Throughout the past 14 years of Conservative-led governments in England councils have seen the income from central government cut in real terms while the cost of the services they are legally obliged to provide has gone up. Last year, on average, 69% of English local council budgets were spent on children’s and adult social care, up from 63% a decade ago. Voters complain of libraries being closed, of pot-holes not being filled, and of rubbish bins not being collected every week. But none of these services are statutory.


English local government is in a terrible state. Several councils other than Birmingham went bust in 2023. According to the Local Government Association a fifth of English councils will go bankrupt soon. Councillors are literally powerless to stop this happening. Voter turnout at local elections has never been lower. Local democracy is barely alive.


What to do? The main solution – a complete reform of how local authorities are funded – has been proposed by any number of think tanks but avoided by every government which has come to power in the last thirty years. The Council Tax came into being after Prime Minister Margaret Thatcher’s failed ‘poll tax’ was introduced and then ditched in 1989 (it contributed to her removal from office). It was local democracy champion Heseltine who introduced the Council Tax in 1991. It was a big mistake, as he himself recently hinted in a BBC interview.


Council Tax in 2024 is assessed on the market value of a home on April 1, 1991 (note the date). All 20 million houses and flats in England were given a market value (imagine how superficial that process was). Your home was placed in one of eight bands of value from A, the cheapest, to H, the most expensive. Fine in 1991, but not in 2024. The Economist gave an example of what happens when homes which were of roughly the same value in 1991, and so in the same band, have completely different values now. A 3-bedroom flat in Scarborough, north Yorkshire, and a 2-bedroom flat in Hackney in London are both in band C because they were each valued at between £52,001 and £68,000 in April 1991. In May last year the Scarborough flat sold for £200,000; in July the Hackney flat sold for £750,000. Yet their owners each pay roughly the same amount of Council Tax.


Buckingham Palace, valued now at around £1,000 million, is in band H. Its Council Tax, paid to Westminster City Council, is £1,828. My house in Bath is worth around £2.8 million and is in band G. My Council Tax is £3,512. The Economist reckons that 46% of households in England pay more Council Tax than the King does for Buckingham Palace.


The richest councils, such as Westminster, because of the wealth they have built up over many years, don’t have to charge much Council Tax. The poorest councils have no such buffer and have to charge as much as they legally can. Result? It’s those who can least afford it who pay the most: a truly regressive tax. The Institute for Fiscal Studies (IFS) has calculated that Council Tax for the poorest 10% in England accounted for 10% of take-home pay. For the richest 10%, it was just 2%.

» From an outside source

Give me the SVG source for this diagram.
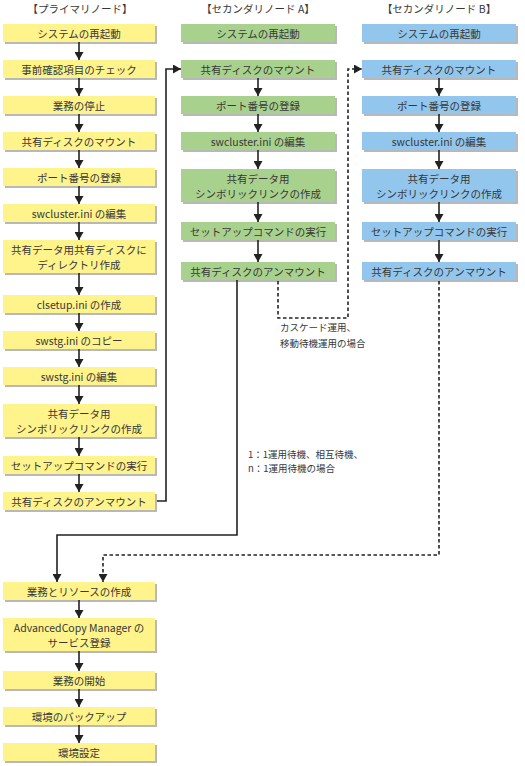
<svg xmlns="http://www.w3.org/2000/svg" width="525" height="766" viewBox="0 0 525 766">
<style>
text{font-family:"Noto Sans CJK JP","Noto Sans",sans-serif;font-size:10.5px;font-weight:400;fill:#383838;text-anchor:middle;dominant-baseline:central}
.lbl{font-size:9.5px;text-anchor:start}
.hd{font-size:10.5px}
.y{fill:#fff38c}
.g{fill:#a9d18e}
.b{fill:#93c6ec}
.box{filter:url(#sh)}
.ln{fill:none;stroke:#222;stroke-width:1.6}
.ds{fill:none;stroke:#222;stroke-width:1.6;stroke-dasharray:3.5 2.5}
</style>
<defs>
<filter id="sh" x="-5%" y="-20%" width="115%" height="160%">
<feDropShadow dx="2" dy="2" stdDeviation="0.7" flood-color="#888" flood-opacity="0.6"/>
</filter>
<marker id="ah" markerWidth="10" markerHeight="9" refX="8" refY="4.5" orient="auto" markerUnits="userSpaceOnUse">
<path d="M0,0 L8,4.5 L0,9 Z" fill="#222"/>
</marker>
</defs>

<g id="headers">
<text class="hd" x="80" y="8">【プライマリノード】</text>
<text class="hd" x="258" y="8">【セカンダリノード A】</text>
<text class="hd" x="439" y="8">【セカンダリノード B】</text>
</g>

<!-- Primary node -->
<g id="p1"><rect class="box y" x="3" y="24" width="152" height="18"/><text x="79" y="33">システムの再起動</text></g>
<g id="p2"><rect class="box y" x="3" y="60" width="152" height="18"/><text x="79" y="69">事前確認項目のチェック</text></g>
<g id="p3"><rect class="box y" x="3" y="96" width="152" height="18"/><text x="79" y="105">業務の停止</text></g>
<g id="p4"><rect class="box y" x="3" y="132" width="152" height="18"/><text x="79" y="141">共有ディスクのマウント</text></g>
<g id="p5"><rect class="box y" x="3" y="168" width="152" height="18"/><text x="79" y="177">ポート番号の登録</text></g>
<g id="p6"><rect class="box y" x="3" y="204" width="152" height="18"/><text x="79" y="213">swcluster.ini の編集</text></g>
<g id="p7"><rect class="box y" x="3" y="240" width="152" height="33"/><text x="79" y="249">共有データ用共有ディスクに</text><text x="79" y="264">ディレクトリ作成</text></g>
<g id="p8"><rect class="box y" x="3" y="295" width="152" height="18"/><text x="79" y="304">clsetup.ini の作成</text></g>
<g id="p9"><rect class="box y" x="3" y="331" width="152" height="18"/><text x="79" y="340">swstg.ini のコピー</text></g>
<g id="p10"><rect class="box y" x="3" y="367" width="152" height="18"/><text x="79" y="376">swstg.ini の編集</text></g>
<g id="p11"><rect class="box y" x="3" y="404" width="152" height="33"/><text x="79" y="413">共有データ用</text><text x="79" y="428">シンボリックリンクの作成</text></g>
<g id="p12"><rect class="box y" x="3" y="456" width="152" height="18"/><text x="79" y="465">セットアップコマンドの実行</text></g>
<g id="p13"><rect class="box y" x="3" y="492" width="152" height="18"/><text x="79" y="501">共有ディスクのアンマウント</text></g>
<g id="p14"><rect class="box y" x="3" y="582" width="152" height="18"/><text x="79" y="591">業務とリソースの作成</text></g>
<g id="p15"><rect class="box y" x="3" y="618" width="152" height="33"/><text x="79" y="627">AdvancedCopy Manager の</text><text x="79" y="642">サービス登録</text></g>
<g id="p16"><rect class="box y" x="3" y="671" width="152" height="18"/><text x="79" y="680">業務の開始</text></g>
<g id="p17"><rect class="box y" x="3" y="707" width="152" height="18"/><text x="79" y="716">環境のバックアップ</text></g>
<g id="p18"><rect class="box y" x="3" y="743" width="152" height="18"/><text x="79" y="752">環境設定</text></g>

<!-- Secondary A -->
<g id="a1"><rect class="box g" x="181" y="24" width="154" height="18"/><text x="258" y="33">システムの再起動</text></g>
<g id="a2"><rect class="box g" x="181" y="60" width="154" height="18"/><text x="258" y="69">共有ディスクのマウント</text></g>
<g id="a3"><rect class="box g" x="181" y="96" width="154" height="18"/><text x="258" y="105">ポート番号の登録</text></g>
<g id="a4"><rect class="box g" x="181" y="132" width="154" height="18"/><text x="258" y="141">swcluster.ini の編集</text></g>
<g id="a5"><rect class="box g" x="181" y="169" width="154" height="33"/><text x="258" y="178">共有データ用</text><text x="258" y="193">シンボリックリンクの作成</text></g>
<g id="a6"><rect class="box g" x="181" y="222" width="154" height="18"/><text x="258" y="231">セットアップコマンドの実行</text></g>
<g id="a7"><rect class="box g" x="181" y="262" width="154" height="18"/><text x="258" y="271">共有ディスクのアンマウント</text></g>

<!-- Secondary B -->
<g id="b1"><rect class="box b" x="362" y="24" width="154" height="18"/><text x="439" y="33">システムの再起動</text></g>
<g id="b2"><rect class="box b" x="362" y="60" width="154" height="18"/><text x="439" y="69">共有ディスクのマウント</text></g>
<g id="b3"><rect class="box b" x="362" y="96" width="154" height="18"/><text x="439" y="105">ポート番号の登録</text></g>
<g id="b4"><rect class="box b" x="362" y="132" width="154" height="18"/><text x="439" y="141">swcluster.ini の編集</text></g>
<g id="b5"><rect class="box b" x="362" y="169" width="154" height="33"/><text x="439" y="178">共有データ用</text><text x="439" y="193">シンボリックリンクの作成</text></g>
<g id="b6"><rect class="box b" x="362" y="222" width="154" height="18"/><text x="439" y="231">セットアップコマンドの実行</text></g>
<g id="b7"><rect class="box b" x="362" y="262" width="154" height="18"/><text x="439" y="271">共有ディスクのアンマウント</text></g>

<g id="connectors">
<!-- primary vertical -->
<path class="ln" marker-end="url(#ah)" d="M79,42 V60"/>
<path class="ln" marker-end="url(#ah)" d="M79,78 V96"/>
<path class="ln" marker-end="url(#ah)" d="M79,114 V132"/>
<path class="ln" marker-end="url(#ah)" d="M79,150 V168"/>
<path class="ln" marker-end="url(#ah)" d="M79,186 V204"/>
<path class="ln" marker-end="url(#ah)" d="M79,222 V240"/>
<path class="ln" marker-end="url(#ah)" d="M79,273 V295"/>
<path class="ln" marker-end="url(#ah)" d="M79,313 V331"/>
<path class="ln" marker-end="url(#ah)" d="M79,349 V367"/>
<path class="ln" marker-end="url(#ah)" d="M79,385 V404"/>
<path class="ln" marker-end="url(#ah)" d="M79,437 V456"/>
<path class="ln" marker-end="url(#ah)" d="M79,474 V492"/>
<path class="ln" marker-end="url(#ah)" d="M79,600 V618"/>
<path class="ln" marker-end="url(#ah)" d="M79,651 V671"/>
<path class="ln" marker-end="url(#ah)" d="M79,689 V707"/>
<path class="ln" marker-end="url(#ah)" d="M79,725 V743"/>
<!-- A vertical -->
<path class="ln" marker-end="url(#ah)" d="M258,78 V96"/>
<path class="ln" marker-end="url(#ah)" d="M258,114 V132"/>
<path class="ln" marker-end="url(#ah)" d="M258,150 V169"/>
<path class="ln" marker-end="url(#ah)" d="M258,202 V222"/>
<path class="ln" marker-end="url(#ah)" d="M258,240 V262"/>
<!-- B vertical -->
<path class="ln" marker-end="url(#ah)" d="M439,78 V96"/>
<path class="ln" marker-end="url(#ah)" d="M439,114 V132"/>
<path class="ln" marker-end="url(#ah)" d="M439,150 V169"/>
<path class="ln" marker-end="url(#ah)" d="M439,202 V222"/>
<path class="ln" marker-end="url(#ah)" d="M439,240 V262"/>
<!-- cross links -->
<path class="ln" marker-end="url(#ah)" d="M157,501 H166 V69 H181"/>
<path class="ln" marker-end="url(#ah)" d="M237,280 V535 H57 V582"/>
<path class="ds" marker-end="url(#ah)" d="M278,281 V318 H348 V69 H362"/>
<path class="ds" marker-end="url(#ah)" d="M439,281 V555 H103 V582"/>
</g>

<g id="labels">
<text class="lbl" x="280" y="327">カスケード運用、</text>
<text class="lbl" x="280" y="343">移動待機運用の場合</text>
<text class="lbl" x="248" y="454">1：1運用待機、相互待機、</text>
<text class="lbl" x="248" y="468">n：1運用待機の場合</text>
</g>
</svg>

The most obvious solution to this mess is to revalue the now 25 million homes in England and ensure that these valuations are updated every 5 years. The IFS estimates that 80% of households would not see much change to their Council Tax. But 20% would and if many of those were pensioners living in large houses in southern England the outcry would be enormous.


But even this would not solve the fundamental problem: the almost total control of local government funding by central government. A majority of English voters wanted to “take back control” from the European Union in 2016. What is now needed is for English local authorities to take back control from the British central government and to be given far greater tax-raising powers themselves. They used to be much more autonomous and powerful. In Victorian times right up to the 1950s cities such as Manchester, Birmingham, Leeds and Newcastle had councils with the money and power to decide for themselves what was best for their communities.


And while we are about it, can we pay local councillors a decent wage so that we have bright and motivated people, who we might bother to vote for, making decisions on our behalf which really impact our lives?